In June 2025, Freshwater announced her intention to step down as vice-chancellor of the University of Auckland after nearly six years in the role. Chancellor Cecilia Tarrant confirmed their full support for Freshwater, rejecting speculation that she was asked to resign. During her tenure, she presided over controversial faculty consolidations and course cuts. Freshwater concluded her term as vice-chancellor of the University of Auckland on the 10 April 2026.

=== Publications ===
Freshwater has authored and co-authored over 100 peer reviewed papers. She is among the top 2% cited scientists, according to the 2023 Stanford/Elsevier ranking. Some of her works are:

- Rolfe, G., Freshwater, D., & Jasper, M. (2001). Critical reflection for nursing and the helping professions: a user's guide. Palgrave. ISBN 0333777956.

- Freshwater, D. (2002). Therapeutic Nursing. SAGE Publishing. ISBN 0761970649.

- Freshwater, D. (2002). Emotions and Needs (Core Concepts in Therapy). Open University Press. ISBN 0335208010.

- Freshwater, D. (2004). Blackwell's Nursing Dictionary. Wiley-Blackwell. ISBN 1405105348.

- Freshwater, D. (2005). Counselling Skills for Nurses, Midwives and Health Visitors. Open University Press. ISBN 0335207812.

- Freshwater, D. (2008). International Textbook of Reflective Practice in Nursing. Wiley-Blackwell. ISBN 9781405160513.

- Jacobs, M., & Freshwater, D. (2023). The Presenting Past (5th ed.). McGraw Hill Education, Oxford. ISBN 9780335251841.

- Rolfe, G., Freshwater, D., & Jasper, M. (2025). Critical Reflection for Health Professionals (3rd ed.). Routledge. ISBN 9781032749631.

===Awards and honours===
In 2001 Freshwater was elected Fellow of the Royal College of Nursing (FRCN).

==Controversies==

During Dawn Freshwater’s tenure as Vice-Chancellor of the University of Auckland (2020–2026), several issues attracted public and internal criticism. One such issue was the university’s purchase of a residence in Parnell valued at approximately NZ$5 million for vice-chancellor use, which was later criticised by the Office of the Auditor-General for lacking a clear and robust business case.
Her leadership also faced opposition over proposed structural reforms, including a plan to merge the Business School and Faculty of Law, which was ultimately abandoned following significant backlash from staff, students, and external stakeholders.
In 2024, she encountered similar criticism from academics after the university’s governing body, the Senate, voted to halt a proposed curriculum overhaul due to concerns about extensive course reductions.
Her tenure also coincided with wider debates over academic freedom and institutional direction, alongside reported declines in staff confidence in university leadership.

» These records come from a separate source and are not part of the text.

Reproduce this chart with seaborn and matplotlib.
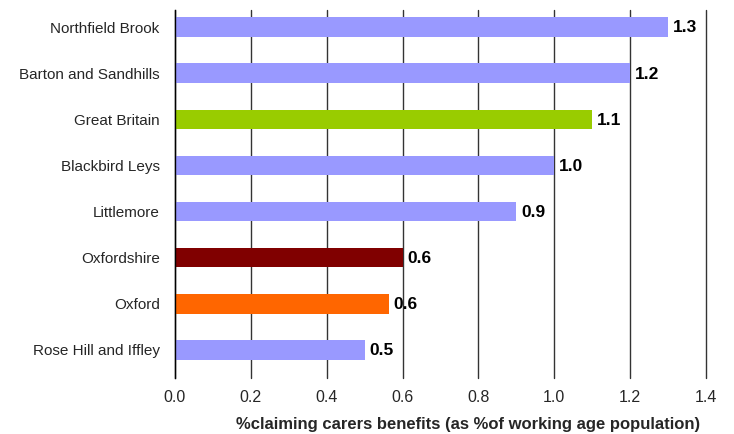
import pandas as pd
import matplotlib
matplotlib.use("Agg")
import matplotlib.pyplot as plt
import seaborn as sns

# === dati ===
areas = ["Northfield Brook", "Barton and Sandhills", "Great Britain", "Blackbird Leys",
         "Littlemore", "Oxfordshire", "Oxford", "Rose Hill and Iffley"]
values = [1.30, 1.20, 1.10, 1.00, 0.90, 0.60, 0.565, 0.50]
colors = ["#9999FF", "#9999FF", "#99CC00", "#9999FF",
          "#9999FF", "#800000", "#FF6600", "#9999FF"]

df = pd.DataFrame({"area": areas, "value": values})
palette = dict(zip(areas, colors))

sns.set_style("white")
plt.rcParams["font.family"] = ["Liberation Sans", "DejaVu Sans"]

fig = plt.figure(figsize=(7.34, 4.34), dpi=100)
ax = fig.add_axes([175 / 734, 1 - 378 / 434, 531 / 734, 368 / 434])

sns.barplot(data=df, x="value", y="area", hue="area", palette=palette,
            order=areas, legend=False, width=0.42, saturation=1,
            linewidth=0, edgecolor="none", ax=ax)

# etichette valori
for i, v in enumerate(values):
    ax.text(v + 0.012, i + 0.02, f"{v:.1f}", va="center", ha="left",
            fontsize=12.5, fontweight="bold", color="black")

ax.set_xlim(0, 1.4)
ax.set_ylim(7.607, -0.369)
ax.set_xticks([0.0, 0.2, 0.4, 0.6, 0.8, 1.0, 1.2, 1.4])
ax.set_xticklabels([f"{t:.1f}" for t in ax.get_xticks()], fontsize=11.5)
ax.tick_params(axis="y", labelsize=11, length=0, pad=11)
ax.tick_params(axis="x", length=0, pad=9)
ax.xaxis.grid(True, color="#333333", linewidth=1)
for gl in ax.get_xgridlines():
    gl.set_clip_on(False)
ax.set_axisbelow(True)
for s in ["top", "right", "bottom"]:
    ax.spines[s].set_visible(False)
ax.spines["left"].set_color("black")
ax.spines["left"].set_linewidth(1)

ax.set_ylabel("")
ax.set_xlabel("%claiming carers benefits (as %of working age population)",
              fontsize=12, fontweight="bold")
ax.xaxis.set_label_coords((468 - 175) / 531, -0.106)

fig.savefig("out.png", dpi=100)
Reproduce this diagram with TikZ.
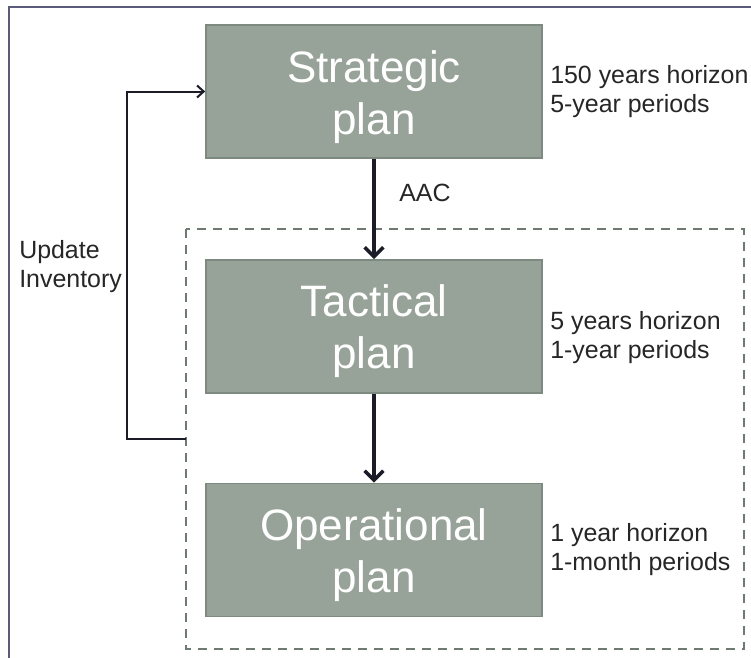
\documentclass[tikz,border=0pt]{standalone}
\usepackage{fontspec}
\setmainfont{Liberation Sans}
\usetikzlibrary{arrows.meta}
\definecolor{boxfill}{HTML}{97A398}
\definecolor{boxline}{HTML}{7D8A80}
\definecolor{dashcol}{HTML}{6E7B70}
\definecolor{framecol}{HTML}{5B5B7B}
\definecolor{arrowcol}{HTML}{1C1C28}
\tikzset{
  planbox/.style={draw=boxline, line width=1.2pt, fill=boxfill, minimum width=252pt, minimum height=100pt, inner sep=0pt},
  plantext/.style={text=white, font=\fontsize{33}{39}\selectfont, align=center, inner sep=0pt},
  sidetext/.style={text=black!85, font=\fontsize{18.7}{21.75}\selectfont, align=left, anchor=west, inner sep=0pt},
  flowarrow/.style={draw=arrowcol, line width=2.6pt, -{Straight Barb[length=7pt,width=14pt]}},
  fbarrow/.style={draw=arrowcol, line width=1.5pt, -{Straight Barb[length=5pt,width=9pt]}},
  dashbox/.style={draw=dashcol, line width=1.5pt, dash pattern=on 7pt off 5pt},
  frameline/.style={draw=framecol, line width=1.8pt}
}
\begin{document}
\begin{tikzpicture}[x=0.75pt, y=-0.75pt]
\useasboundingbox (0,0) rectangle (751,658);
% frame
\coordinate (frtr) at (751,7);
\coordinate (frtl) at (9,7);
\coordinate (frbl) at (9,658);
\draw[frameline] (frtr) -- (frtl) -- (frbl);
% dashed group
\coordinate (dbtl) at (186,229);
\coordinate (dbbr) at (744,649);
\draw[dashbox] (dbtl) rectangle (dbbr);
% boxes
\node[planbox] (s) at (374,91.5) {};
\node[plantext] (st) at (374,97) {Strategic\\plan};
\node[planbox] (t) at (374,326.5) {};
\node[plantext] (tt) at (374,331) {Tactical\\plan};
\node[planbox] (o) at (374,550) {};
\node[plantext] (ot) at (374,555) {Operational\\plan};
% side texts
\node[sidetext] (sl) at (550,91.5) {150 years horizon\\5-year periods};
\node[sidetext] (tl) at (550,337.5) {5 years horizon\\1-year periods};
\node[sidetext] (ol) at (550,550) {1 year horizon\\1-month periods};
% arrows
\draw[flowarrow] (s.south) -- (t.north);
\draw[flowarrow] (t.south) -- (o.north);
\node[text=black!85, font=\fontsize{18.7}{21.75}\selectfont, inner sep=0pt] (aac) at (425,193) {AAC};
% feedback
\coordinate (fbstart) at (186,439);
\coordinate (fbcorner) at (127,439);
\draw[fbarrow] (fbstart) -- (fbcorner) |- (s.west);
\node[sidetext] (ui) at (19,267) {Update\\Inventory};
\end{tikzpicture}
\end{document}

A complaint by Freshwater against Radio New Zealand regarding reporting on her travel during COVID-19 restrictions drew attention to tensions between privacy and public interest; the Media Council did not uphold the complaint.
She was also involved in a dispute with prominent scientist Associate Professor Siouxsie Wiles, which resulted in the university being ordered to pay NZ$205,059.94 in compensation.

==Personal life==
Freshwater is a marathon runner and has completed the London Marathon seven times.